How can women establish credibility when facing gender bias?



confidence, credibility, gender bias

One of the topics I cover in the Influence Masterclass, is how to establish oneself as an expert. However, a discussion about establishing credibility is not complete without understanding gender differences and how they can impact outcomes. Many women have been taught since childhood the virtues of being humble, nice, accommodating and respectful. The problem is that "niceness" is a double-edged sword for women, because if they are perceived to be too nice or sweet, they may not being taken seriously in the professional context. Moreover, if women violate these gender stereotypes they may be punished for this and labeled "aggressive," something that adds a whole another level of complexity. Research shows us that it's important for people to like us. In fact, when people first meet us they judge us based on 2 important criteria: 1) Can I trust this person? (assessing warmth) 2) Can I respect this person? (assessing competence) Liking and trusting are extremely important ingredients for making good first impressions and building relationships (any good salesperson will tell you this). Yet, in professional settings, liking is not enough. Especially if you're a woman or someone who comes from a minority group. Liking, in fact, can backfire and reinforce old-age stereotypes. Being too nice and accommodating as well as humble about your achievements, can reinforce the assumptions that you don't have them. Facebook's corporate Managing Unconscious Bias training highlights research about several common biases that women (and racial minorities) face at work:

  • Performance Bias: Men’s performance tends to be overestimated in comparison to women counterparts. This is especially acute for women of color. Men are judged on potential where women are judged on past results. In traditionally male-dominated industries, such as technology, the bias may be even more evident.

  • Performance Attribution Bias: Men’s success is often attributed to them being “naturally talented,” whereas women are presumed to have “gotten lucky.” Women are less likely to receive credit for their ideas and are interrupted more often during team interactions. Those who are subject to performance attribution bias are likely to suffer from lower self-confidence, feel like a fraud or experience imposter syndrome.

  • Maternity Bias: Mothers experience an unconscious bias in the workplace that fathers and women without children do not. There's a general assumption that mothers can't be good employees. Motherhood (and the potential of it - getting engaged, marrying, talking about having kids) can trigger performance bias.
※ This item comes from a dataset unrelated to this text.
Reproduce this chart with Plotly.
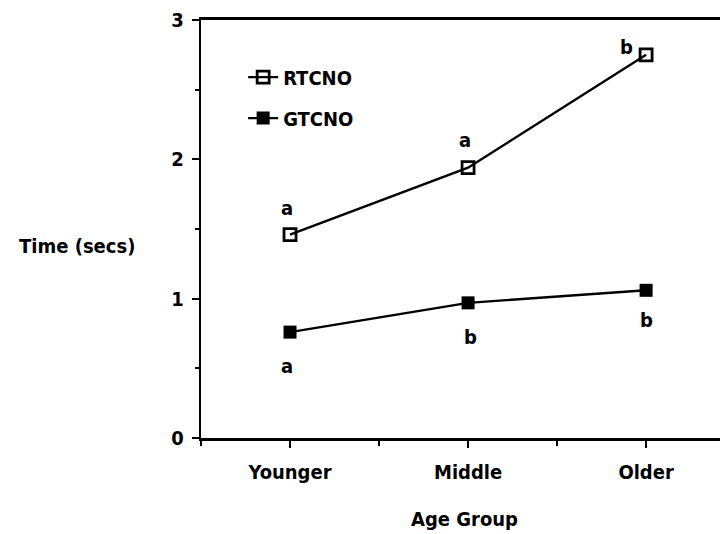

Bias is not going away anytime soon but being aware of existing biases can help us tackle work situations and establish credibility more strategically. There are several courses of action: a) Stay away from biased people. This one is virtually impossible. Most people (including yours truly) are biased during first impressions because they are using their limited past information to make sense of the world around them. b) Prepare to address bias heads on. To counteract biases in first interactions, you need to be more deliberate in terms of highlighting the strengths that people won’t expect of you. Be more explicit about your credentials and past achievements to address their potential concerns. Share your passions and work-related interests. When people get to know you, your opinions, personality and capacities, the biases will mostly likely disappear (unless they are really die-hard sexists/misogynists/racists, in which case you should probably stay away as much as possible from them) because they will be able to substitute their uninformed assumptions with real impressions. c) For mothers (and some fathers), there is an additional step: you need to figure out if your desired (or existing) workplace gives you the balance you need between work and family life. And then be direct about communicating this, as well as career goals. For example: if you feel like you don't need any additional flexibility in comparison to non-parent employees, be explicit about it, because people WILL make assumptions about your commitment. If you do want more flexibility and still want to be valued like everybody else, you better look for a workplace that is family-friendly and where flexibility won't be penalized.